Your use case. Plain text files used for personal notes are unlikely to cause issues. Data pipelines, web publishing, scripts, and inter-system file sharing are where BOM presence or absence has the most practical impact.

The software receiving your files. A tool that exports CSV with a BOM may work fine within the same application but cause problems the moment that file moves into another system — a database import, an API endpoint, or a colleague's Python script.

BOM and UTF-16: Where It's Actually Necessary

In UTF-16 encoding, the BOM is not optional decoration — it's a functional requirement. Without it, a UTF-16 reader has no reliable way to determine byte order, and the entire file becomes ambiguous. This is the original intended use of the Byte Order Mark, and in this context it does exactly what it's designed to do. 🎯

UTF-16 is still used in environments like Windows internals, Java string handling, and certain database systems, so you'll encounter it in enterprise and cross-platform development contexts.

Removing or Adding a BOM

Most capable text editors give you control:

Notepad++: Encoding menu → choose "UTF-8" (no BOM) or "UTF-8 BOM"
VS Code: Click the encoding in the status bar → "Save with Encoding" → select the BOM or non-BOM version
Command line: Tools like sed, awk, or dedicated utilities like dos2unix can strip BOMs from files in bulk

For automated workflows, many file processing libraries let you specify BOM handling explicitly rather than relying on defaults.

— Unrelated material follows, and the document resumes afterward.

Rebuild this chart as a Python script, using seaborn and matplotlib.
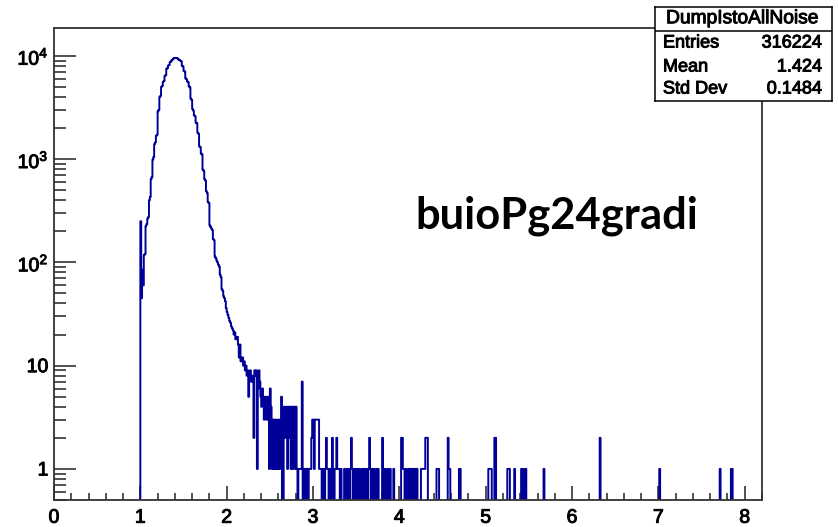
import numpy as np
import pandas as pd
import matplotlib
matplotlib.use("Agg")
import matplotlib.pyplot as plt
import matplotlib.patheffects as pe
import seaborn as sns
from matplotlib.ticker import FixedLocator, FixedFormatter, LogLocator, NullFormatter, MultipleLocator

# ---------------- data ----------------
bin_width = 0.01
x_min, x_max = 0.0, 8.2
y_min, y_max = 0.5, 1.86e4

peak_start = 1.00
peak_counts = [
    250, 45, 85, 60, 118, 120, 225, 235, 265, 275,
    400, 430, 640, 670, 990, 1050, 1400, 1450, 1680, 1720,
    2900, 3000, 4000, 4100, 5000, 5100, 5600, 5700, 6400, 6500,
    7500, 7600, 8050, 8150, 8700, 8800, 9100, 9200, 9450, 9500,
    9550, 9500, 9500, 9400, 9200, 9100, 8950, 8850, 8000, 7900,
    7150, 7050, 6050, 5950, 5650, 5550, 5050, 4950, 3850, 3750,
    3050, 2950, 2650, 2600, 2250, 2230, 1800, 1760, 1330, 1310,
    1130, 1110, 790, 770, 640, 620, 490, 470, 385, 375,
    228, 220, 212, 206, 168, 164, 114, 110, 104, 100,
    95, 91, 76, 72, 55, 53, 47, 45, 42, 36,
    33, 31, 29, 27, 26, 24, 23, 22, 20, 21,
    18, 19, 19, 16, 12, 16, 11, 12, 12, 10,
    11, 9, 10, 8, 9, 5, 8, 9, 7, 8,
]

noise_start = 2.30
noise_counts = [
    7, 2, 9, 8, 9, 1, 6, 9, 7, 5,
    4, 6, 5, 3, 5, 4, 3, 5, 3, 1,
    6, 4, 1, 3, 1, 3, 1, 3, 1, 1,
    3, 1, 3, 5, 0, 0, 4, 2, 3, 4,
    1, 4, 2, 4, 1, 4, 1, 4, 4, 1,
    4, 1, 0, 1, 1, 1, 1, 7, 0, 1,
    1, 0, 1, 1, 0, 1, 1, 1, 2, 3,
    3, 1, 3, 3, 3, 3, 3, 1,
]

tail_x = [
    3.08, 3.09, 3.11, 3.12, 3.14, 3.15, 3.16, 3.17, 3.19, 3.20,
    3.22, 3.23, 3.25, 3.26, 3.27, 3.28, 3.29, 3.30, 3.32, 3.36,
    3.39, 3.41, 3.43, 3.44, 3.45, 3.47, 3.49, 3.51, 3.53, 3.56,
    3.58, 3.60, 3.62, 3.64, 3.65, 3.66, 3.68, 3.70, 3.73, 3.75,
    3.80, 3.81, 3.83, 3.86, 3.89, 3.93, 4.02, 4.03, 4.04, 4.05,
    4.07, 4.10, 4.11, 4.13, 4.14, 4.16, 4.17, 4.19, 4.20, 4.25,
    4.26, 4.27, 4.28, 4.29, 4.30, 4.31, 4.32, 4.43, 4.44, 4.45,
    4.56, 4.57, 4.58, 4.69, 4.70, 5.03, 5.04, 5.05, 5.06, 5.10,
    5.11, 5.25, 5.26, 5.27, 5.33, 5.41, 5.42, 5.45, 5.46, 5.67,
    6.32, 7.01, 7.71, 7.84, 7.85,
]
tail_counts = [
    1, 1, 1, 1, 1, 2, 1, 1, 1, 1,
    2, 1, 1, 1, 2, 1, 1, 1, 1, 1,
    1, 1, 1, 2, 1, 1, 1, 1, 1, 1,
    1, 1, 1, 1, 2, 1, 1, 1, 1, 1,
    2, 1, 1, 1, 1, 1, 2, 2, 1, 1,
    1, 1, 1, 1, 1, 1, 1, 1, 1, 1,
    1, 1, 1, 1, 2, 2, 2, 1, 1, 1,
    2, 1, 1, 1, 1, 1, 1, 1, 1, 2,
    2, 1, 1, 1, 1, 1, 1, 1, 1, 1,
    2, 1, 1, 1, 1,
]

x_ticks = [0, 1, 2, 3, 4, 5, 6, 7, 8]
y_ticks = [1, 10, 100, 1000, 10000]
y_tick_labels = ["1", "10", r"$\mathregular{10^{2}}$", r"$\mathregular{10^{3}}$", r"$\mathregular{10^{4}}$"]

stats_title = "DumpIstoAllNoise"
stat_names = ["Entries", "Mean", "Std Dev"]
stat_values = ["316224", "1.424", "0.1484"]
overlay_text = "buioPg24gradi"

# ---------------- build histogram table ----------------
n_bins = int(round((x_max - x_min) / bin_width))
edges = x_min + bin_width * np.arange(n_bins + 1)
counts = np.zeros(n_bins)
i0 = int(round((peak_start - x_min) / bin_width))
counts[i0:i0 + len(peak_counts)] = peak_counts
i1 = int(round((noise_start - x_min) / bin_width))
counts[i1:i1 + len(noise_counts)] = noise_counts
for xv, c in zip(tail_x, tail_counts):
    counts[int(round((xv - x_min) / bin_width))] = c
df = pd.DataFrame({"x": edges[:-1] + bin_width / 2, "w": counts})

# ---------------- style ----------------
sns.set_style("white")
plt.rcParams["font.family"] = ["Liberation Sans", "DejaVu Sans"]
plt.rcParams["mathtext.fontset"] = "custom"
plt.rcParams["mathtext.rm"] = "Liberation Sans"
plt.rcParams["text.color"] = "black"
plt.rcParams["xtick.labelcolor"] = "black"
plt.rcParams["ytick.labelcolor"] = "black"

W, H = 838, 527
fig = plt.figure(figsize=(W / 100, H / 100), dpi=100)
fig.patch.set_facecolor("white")
ax = fig.add_axes([54 / W, (H - 500) / H, (762 - 54) / W, (500 - 28) / H])

line_color = "#000099"
sns.histplot(data=df, x="x", weights="w", binwidth=bin_width, binrange=(x_min, x_max),
             element="step", fill=False, color=line_color, linewidth=1.4, ax=ax)
ax.set_yscale("log")
ax.set_xlim(x_min, x_max)
ax.set_ylim(y_min, y_max)
ax.set_xlabel("")
ax.set_ylabel("")

for s in ax.spines.values():
    s.set_visible(True)
    s.set_color("#333333")
    s.set_linewidth(1.3)

ax.xaxis.set_major_locator(FixedLocator(x_ticks))
ax.xaxis.set_minor_locator(MultipleLocator(0.2))
ax.yaxis.set_major_locator(FixedLocator(y_ticks))
ax.yaxis.set_major_formatter(FixedFormatter(y_tick_labels))
ax.yaxis.set_minor_locator(LogLocator(base=10, subs=np.arange(2, 10)))
ax.yaxis.set_minor_formatter(NullFormatter())

ax.tick_params(axis="x", which="major", direction="in", length=10, width=1.1,
               color="#222222", labelcolor="black", labelsize=14, pad=7, top=False, bottom=True)
ax.tick_params(axis="x", which="minor", direction="in", length=5, width=1.1,
               color="#222222", top=False, bottom=True)
ax.tick_params(axis="y", which="major", direction="in", length=16, width=1.1,
               color="#222222", labelcolor="black", labelsize=14, pad=4, left=True, right=False)
ax.tick_params(axis="y", which="minor", direction="in", length=8.4, width=1.1,
               color="#222222", left=True, right=False)

heavy = [pe.withStroke(linewidth=0.7, foreground="black")]
for lbl in ax.get_xticklabels() + ax.get_yticklabels():
    lbl.set_path_effects(heavy)

# ---------------- stats box ----------------
sax = fig.add_axes([655 / W, (H - 101) / H, (832 - 655) / W, (101 - 7) / H])
sax.set_xlim(0, 1)
sax.set_ylim(0, 1)
sax.set_xticks([])
sax.set_yticks([])
sax.set_facecolor("white")
for s in sax.spines.values():
    s.set_visible(True)
    s.set_color("black")
    s.set_linewidth(1.1)
sax.axhline(0.745, color="black", lw=1.1)
sax.text(0.49, 0.875, stats_title, ha="center", va="center", fontsize=13.8,
         color="black", path_effects=heavy)
row_y = [0.617, 0.362, 0.128]
for ry, nm, val in zip(row_y, stat_names, stat_values):
    sax.text(0.045, ry, nm, ha="left", va="center", fontsize=13, color="black",
             path_effects=heavy)
    sax.text(0.942, ry, val, ha="right", va="center", fontsize=13, color="black",
             path_effects=heavy)

# ---------------- overlay label ----------------
fig.text(415 / W, (H - 228) / H, overlay_text, ha="left", va="baseline",
         fontsize=31.3, fontweight="bold", color="black", family=["Lato", "DejaVu Sans"])

fig.savefig("out.png", dpi=100)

Different Setups, Meaningfully Different Outcomes

A developer writing Python data pipelines has a very different relationship with BOMs than a business analyst exporting Excel files for internal reporting. A web developer publishing HTML has different concerns than a database administrator importing CSVs. 💡

The same file, with or without a BOM, can behave perfectly in one workflow and break another completely — which is why there's no single right answer about whether to include one. The encoding, the tools involved, the systems exchanging the file, and the software ultimately reading it all factor into what the correct choice looks like in practice.